After my second DUI, I sort of thought I had a drinking problem. Or at least I admitted I was having too many problems from drinking. That was when I first created a “sobriety journal” to start listing the problems. But I did not want to stop drinking. I was not ready. I just wanted to learn to control my drinking and avoid blackouts. I never realized I had to find a solution to my self-hatred: my reason for drinking.
Too many people think DUIs are no big deal. Or the legal and financial consequences are too harsh. But there are too many second and third DUIs. There are too many accidents related to alcohol. There are too many deaths. And the death of someone I once admired was not enough to steer me away from driving drunk.
Mistake 233- My first DUI: I was at the usual bar I hung out at on Thursday nights. After last call, I tried to drive to my job to sleep in my car in the parking lot. I kept extra clothes and toiletries in my trunk for such occasions. I was worried if I drove home, I would sleep through my alarm. Instead, I got pulled over for not having my headlights on. Something so simple. I failed the sobriety test and breathylzer. I do not remember what my BAC was.
I was arrested. Ironically, I was wearing a t-shirt “Top 10 Drunk Lies” at the time I was lucky I knew the home number of a friend because 1) you could only make collect calls from jail and 2) you could not make collect calls to cell phones. And who knows phone numbers much anymore? Usually you just look up their name in your contact list.
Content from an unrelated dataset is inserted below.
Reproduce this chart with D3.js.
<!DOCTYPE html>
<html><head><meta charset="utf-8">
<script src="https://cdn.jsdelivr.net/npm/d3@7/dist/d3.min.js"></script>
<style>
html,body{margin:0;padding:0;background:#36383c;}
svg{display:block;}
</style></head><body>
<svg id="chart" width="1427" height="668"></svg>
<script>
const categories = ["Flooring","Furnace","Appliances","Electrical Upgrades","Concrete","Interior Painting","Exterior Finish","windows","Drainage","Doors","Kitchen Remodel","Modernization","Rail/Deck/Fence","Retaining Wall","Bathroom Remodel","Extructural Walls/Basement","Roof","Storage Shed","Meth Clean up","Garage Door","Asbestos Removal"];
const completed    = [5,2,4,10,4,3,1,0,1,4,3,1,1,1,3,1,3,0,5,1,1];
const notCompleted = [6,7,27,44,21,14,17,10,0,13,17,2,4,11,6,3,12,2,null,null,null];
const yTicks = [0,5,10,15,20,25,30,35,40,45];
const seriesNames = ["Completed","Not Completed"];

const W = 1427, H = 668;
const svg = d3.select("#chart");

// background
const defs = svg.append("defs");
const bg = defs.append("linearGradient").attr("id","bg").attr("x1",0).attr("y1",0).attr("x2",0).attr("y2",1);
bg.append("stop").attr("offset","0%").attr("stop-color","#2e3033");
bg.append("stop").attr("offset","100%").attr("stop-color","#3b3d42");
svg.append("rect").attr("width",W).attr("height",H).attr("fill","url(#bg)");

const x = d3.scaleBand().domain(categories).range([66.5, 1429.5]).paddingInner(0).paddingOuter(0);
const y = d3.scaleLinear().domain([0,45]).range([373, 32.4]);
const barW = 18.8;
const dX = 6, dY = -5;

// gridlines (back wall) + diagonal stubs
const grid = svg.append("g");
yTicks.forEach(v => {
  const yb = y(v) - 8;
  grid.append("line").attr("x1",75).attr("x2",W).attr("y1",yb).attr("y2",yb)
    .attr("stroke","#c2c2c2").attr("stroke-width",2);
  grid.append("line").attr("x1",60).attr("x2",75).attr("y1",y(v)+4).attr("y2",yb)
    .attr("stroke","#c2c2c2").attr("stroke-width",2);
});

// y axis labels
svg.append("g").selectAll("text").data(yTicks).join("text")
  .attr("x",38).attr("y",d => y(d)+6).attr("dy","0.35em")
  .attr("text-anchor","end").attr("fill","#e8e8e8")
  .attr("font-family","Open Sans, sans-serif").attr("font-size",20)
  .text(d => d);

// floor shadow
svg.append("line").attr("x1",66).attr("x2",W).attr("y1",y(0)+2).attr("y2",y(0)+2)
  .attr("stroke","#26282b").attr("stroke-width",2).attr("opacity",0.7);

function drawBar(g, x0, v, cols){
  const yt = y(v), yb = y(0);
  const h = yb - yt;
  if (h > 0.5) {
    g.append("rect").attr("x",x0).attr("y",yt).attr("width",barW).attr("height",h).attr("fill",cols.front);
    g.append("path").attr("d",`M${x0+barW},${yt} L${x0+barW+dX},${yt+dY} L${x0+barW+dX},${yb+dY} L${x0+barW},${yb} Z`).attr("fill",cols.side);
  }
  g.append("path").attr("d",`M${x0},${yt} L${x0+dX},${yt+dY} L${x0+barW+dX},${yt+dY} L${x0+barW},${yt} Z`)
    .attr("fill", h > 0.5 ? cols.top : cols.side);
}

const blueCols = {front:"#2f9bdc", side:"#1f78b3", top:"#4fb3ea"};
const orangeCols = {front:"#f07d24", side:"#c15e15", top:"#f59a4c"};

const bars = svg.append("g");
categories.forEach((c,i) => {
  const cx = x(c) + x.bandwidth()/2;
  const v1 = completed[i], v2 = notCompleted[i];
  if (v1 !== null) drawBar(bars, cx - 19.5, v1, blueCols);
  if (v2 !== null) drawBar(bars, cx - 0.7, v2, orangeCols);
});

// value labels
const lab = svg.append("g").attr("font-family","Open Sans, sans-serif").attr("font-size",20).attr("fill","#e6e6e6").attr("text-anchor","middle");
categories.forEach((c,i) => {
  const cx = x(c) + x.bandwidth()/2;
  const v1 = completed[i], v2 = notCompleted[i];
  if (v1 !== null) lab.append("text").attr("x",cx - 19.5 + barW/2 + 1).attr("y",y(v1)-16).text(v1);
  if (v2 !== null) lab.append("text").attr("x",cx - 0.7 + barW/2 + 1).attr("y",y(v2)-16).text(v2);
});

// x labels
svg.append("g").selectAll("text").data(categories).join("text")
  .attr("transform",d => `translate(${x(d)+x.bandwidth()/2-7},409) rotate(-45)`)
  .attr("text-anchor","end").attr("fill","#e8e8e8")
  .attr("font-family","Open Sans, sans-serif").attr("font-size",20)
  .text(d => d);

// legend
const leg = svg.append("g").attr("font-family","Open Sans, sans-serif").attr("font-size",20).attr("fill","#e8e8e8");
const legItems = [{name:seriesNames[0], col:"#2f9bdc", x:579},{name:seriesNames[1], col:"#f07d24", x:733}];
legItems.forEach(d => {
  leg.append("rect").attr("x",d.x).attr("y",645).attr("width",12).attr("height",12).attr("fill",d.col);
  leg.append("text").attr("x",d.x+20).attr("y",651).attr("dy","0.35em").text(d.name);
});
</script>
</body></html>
He came and bailed me out. I got home in time to call out sick from work and spent the day crying. My roommate told me her “almost arrested” stories. We agreed it was just bad luck.
After my court date and sentencing, my driver license was restricted, I paid fines, and I had to take an alcohol safety class. All of the people in that class were forced there and did not take it serious. None of us thought we had a problem. AA meetings were not recommended nor required. I basically learned I just better plan out my drinking nights. And that worked for a few years. (Mostly because I did not drive for a few years.)
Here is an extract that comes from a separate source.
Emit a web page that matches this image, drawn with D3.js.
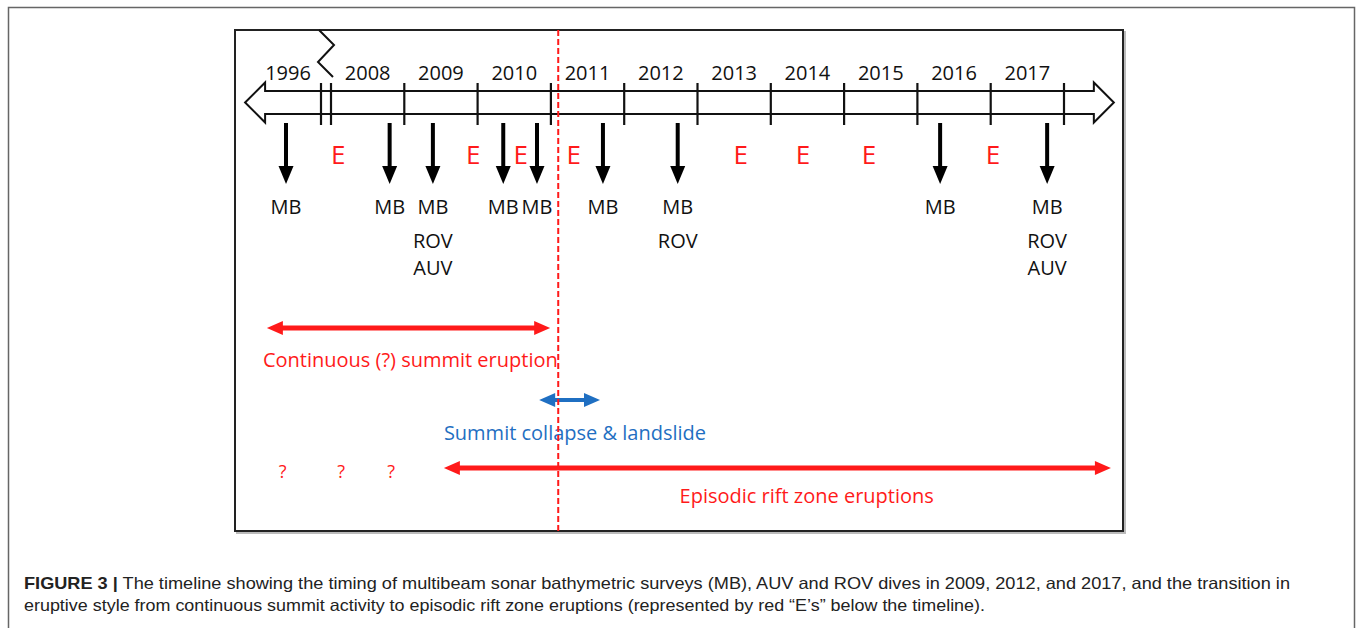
<!DOCTYPE html>
<html>
<head>
<meta charset="utf-8">
<script src="https://cdn.jsdelivr.net/npm/d3@7"></script>
<style>
	body { margin: 0; background: #fff; }
	svg { display: block; }
</style>
</head>
<body>
<div id="chart"></div>
<script>
// timeline values (decimal years)
var tickYears = [1997, 2008, 2009, 2010, 2011, 2012, 2013, 2014, 2015, 2016, 2017, 2018];
var yearLabels = ["1996", "2008", "2009", "2010", "2011", "2012", "2013", "2014", "2015", "2016", "2017"];
var surveyDates = [1996.47, 2008.80, 2009.39, 2010.35, 2010.81, 2011.71, 2012.73, 2016.31, 2017.77];
var surveyTypes = [["MB"], ["MB"], ["MB", "ROV", "AUV"], ["MB"], ["MB"], ["MB"], ["MB", "ROV"], ["MB"], ["MB", "ROV", "AUV"]];
var eruptionDates = [2008.10, 2009.94, 2010.59, 2011.31, 2013.59, 2014.44, 2015.34, 2017.03];
var uncertainDates = [1996.42, 2008.14, 2008.82];
var transitionDate = 2011.10;
var phaseNames = ["Continuous (?) summit eruption", "Summit collapse & landslide", "Episodic rift zone eruptions"];
var phaseStart = [1996.18, 2010.84, 2009.54];
var phaseEnd = [2010.99, 2011.67, 2018.64];
var phaseLabelAt = [1996.12, 2009.54, 2014.49];
var axisExtent = [1995.85, 2018.68];

var W = 1357, H = 628;
var red = "#ff1a1a", blue = "#1f6fc2";
var font = "'Open Sans', 'Noto Sans', sans-serif";

const svg = d3.select("#chart").append("svg")
	.attr("width", W)
	.attr("height", H);

// outer figure frame
svg.append("rect")
	.attr("x", 8.5).attr("y", 7.5)
	.attr("width", 1346).attr("height", 640)
	.attr("fill", "none")
	.attr("stroke", "#666")
	.attr("stroke-width", 1.5);

// plot box
var box = {x: 235, y: 30, w: 888, h: 501};
svg.append("rect")
	.attr("x", box.x + 2).attr("y", box.y + 2)
	.attr("width", box.w).attr("height", box.h)
	.attr("fill", "none")
	.attr("stroke", "#bbb")
	.attr("stroke-width", 2);
svg.append("rect")
	.attr("x", box.x).attr("y", box.y)
	.attr("width", box.w).attr("height", box.h)
	.attr("fill", "#fff")
	.attr("stroke", "#222")
	.attr("stroke-width", 2);

// broken time scale: 1996 squeezed in front of 2008
const x = d3.scaleLinear()
	.domain([1996, 1997, 2008, 2018])
	.range([255, 321, 331, 1064]);

// timeline band (double-headed outlined arrow)
var yc = 102.5, half = 11.5, headH = 20, headL = 20;
var xl = x(axisExtent[0]), xr = x(axisExtent[1]);
var band = d3.path();
band.moveTo(xl, yc);
band.lineTo(xl + headL, yc - headH);
band.lineTo(xl + headL, yc - half);
band.lineTo(xr - headL, yc - half);
band.lineTo(xr - headL, yc - headH);
band.lineTo(xr, yc);
band.lineTo(xr - headL, yc + headH);
band.lineTo(xr - headL, yc + half);
band.lineTo(xl + headL, yc + half);
band.lineTo(xl + headL, yc + headH);
band.closePath();
svg.append("path")
	.attr("d", band.toString())
	.attr("fill", "#fff")
	.attr("stroke", "#111")
	.attr("stroke-width", 2)
	.attr("stroke-linejoin", "miter");

svg.append("g").selectAll("line")
	.data(tickYears)
	.join("line")
	.attr("x1", d => x(d)).attr("x2", d => x(d))
	.attr("y1", 83).attr("y2", 125)
	.attr("stroke", "#111")
	.attr("stroke-width", 2.2);

// zigzag marking the break between 1996 and 2008
var xm = (x(1997) + x(2008)) / 2;
svg.append("path")
	.attr("d", "M" + (xm - 7) + ",30 L" + (xm + 8) + ",45 L" + (xm - 8) + ",62 L" + (xm + 7) + ",77")
	.attr("fill", "none")
	.attr("stroke", "#111")
	.attr("stroke-width", 2);

svg.append("g").selectAll("text")
	.data(yearLabels)
	.join("text")
	.attr("x", d => x(+d + 0.5))
	.attr("y", 80)
	.attr("text-anchor", "middle")
	.attr("font-family", font)
	.attr("font-size", 20)
	.attr("fill", "#111")
	.text(d => d);

// survey arrows
const surveys = svg.append("g").selectAll("g")
	.data(surveyDates)
	.join("g");
surveys.append("line")
	.attr("x1", d => x(d)).attr("x2", d => x(d))
	.attr("y1", 123).attr("y2", 168)
	.attr("stroke", "#000")
	.attr("stroke-width", 4);
surveys.append("path")
	.attr("d", d => "M" + (x(d) - 7.5) + ",166 L" + (x(d) + 7.5) + ",166 L" + x(d) + ",184 Z")
	.attr("fill", "#000");
var labelY = [214, 248, 275];
surveys.selectAll("text")
	.data((d, i) => surveyTypes[i].map((t, j) => ({t: t, j: j, x: x(d)})))
	.join("text")
	.attr("x", d => d.x)
	.attr("y", d => labelY[d.j])
	.attr("text-anchor", "middle")
	.attr("font-family", font)
	.attr("font-size", 20)
	.attr("fill", "#111")
	.text(d => d.t);

// eruptions
svg.append("g").selectAll("text")
	.data(eruptionDates)
	.join("text")
	.attr("x", d => x(d))
	.attr("y", 164)
	.attr("text-anchor", "middle")
	.attr("font-family", font)
	.attr("font-size", 26)
	.attr("fill", red)
	.text("E");

// phase arrows
var phaseY = [328, 400, 468];
var phaseTextY = [367, 440, 503];
var phaseColor = [red, blue, red];
var phaseWidth = [5, 4, 5];
var phaseAnchor = ["start", "start", "middle"];

function doubleArrow(g, x1, x2, y, color, w, hl, hw) {
	g.append("line")
		.attr("x1", x1 + hl - 2).attr("x2", x2 - hl + 2)
		.attr("y1", y).attr("y2", y)
		.attr("stroke", color)
		.attr("stroke-width", w);
	g.append("path")
		.attr("d", "M" + x1 + "," + y + " L" + (x1 + hl) + "," + (y - hw) + " L" + (x1 + hl) + "," + (y + hw) + " Z" +
			" M" + x2 + "," + y + " L" + (x2 - hl) + "," + (y - hw) + " L" + (x2 - hl) + "," + (y + hw) + " Z")
		.attr("fill", color);
}

phaseNames.forEach(function(name, i) {
	var g = svg.append("g");
	doubleArrow(g, x(phaseStart[i]), x(phaseEnd[i]), phaseY[i], phaseColor[i], phaseWidth[i], 16, 7);
	g.append("text")
		.attr("x", x(phaseLabelAt[i]))
		.attr("y", phaseTextY[i])
		.attr("text-anchor", phaseAnchor[i])
		.attr("font-family", font)
		.attr("font-size", 20)
		.attr("fill", phaseColor[i])
		.text(name);
});

svg.append("g").selectAll("text")
	.data(uncertainDates)
	.join("text")
	.attr("x", d => x(d))
	.attr("y", 478)
	.attr("text-anchor", "middle")
	.attr("font-family", font)
	.attr("font-size", 18)
	.attr("fill", red)
	.text("?");

// transition line
svg.append("line")
	.attr("x1", x(transitionDate)).attr("x2", x(transitionDate))
	.attr("y1", box.y).attr("y2", box.y + box.h)
	.attr("stroke", red)
	.attr("stroke-width", 2)
	.attr("stroke-dasharray", "6,3");

// caption
var cap1 = svg.append("text")
	.attr("x", 24).attr("y", 589)
	.attr("font-family", "'Liberation Sans', Arial, sans-serif")
	.attr("font-size", 16.5)
	.attr("fill", "#222")
	.attr("textLength", 1266)
	.attr("lengthAdjust", "spacingAndGlyphs");
cap1.append("tspan").attr("font-weight", "bold").text("FIGURE 3 |");
cap1.append("tspan").text(" The timeline showing the timing of multibeam sonar bathymetric surveys (MB), AUV and ROV dives in 2009, 2012, and 2017, and the transition in");
svg.append("text")
	.attr("x", 24).attr("y", 611)
	.attr("font-family", "'Liberation Sans', Arial, sans-serif")
	.attr("font-size", 16.5)
	.attr("fill", "#222")
	.attr("textLength", 961)
	.attr("lengthAdjust", "spacingAndGlyphs")
	.text("eruptive style from continuous summit activity to episodic rift zone eruptions (represented by red \u201cE\u2019s\u201d below the timeline).");
</script>
</body>
</html>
Mistake 234- While not a drunk mistake, this was linked to my DUI: I got caught driving on the restricted license when I should not have been driving. I was allowed to drive to and from work, to and from school, to and from doctor appointments, and to and from my alcohol classes. I was driving to pick up my mom for dinner before going to my college graduation ceremony. I got pulled over for expired registration tags. The police officer gave me a ticket for the tags and violating my restricted license. I thought graduation would be included under driving to and from school but the judge ruled otherwise. He suspended all my driving privileges for a year. And I missed my college graduation ceremony because I was not in the mood after getting the ticket. I ended up getting rid of that car since I could not drive it because I was not able to afford the insurance with the DUI surcharges.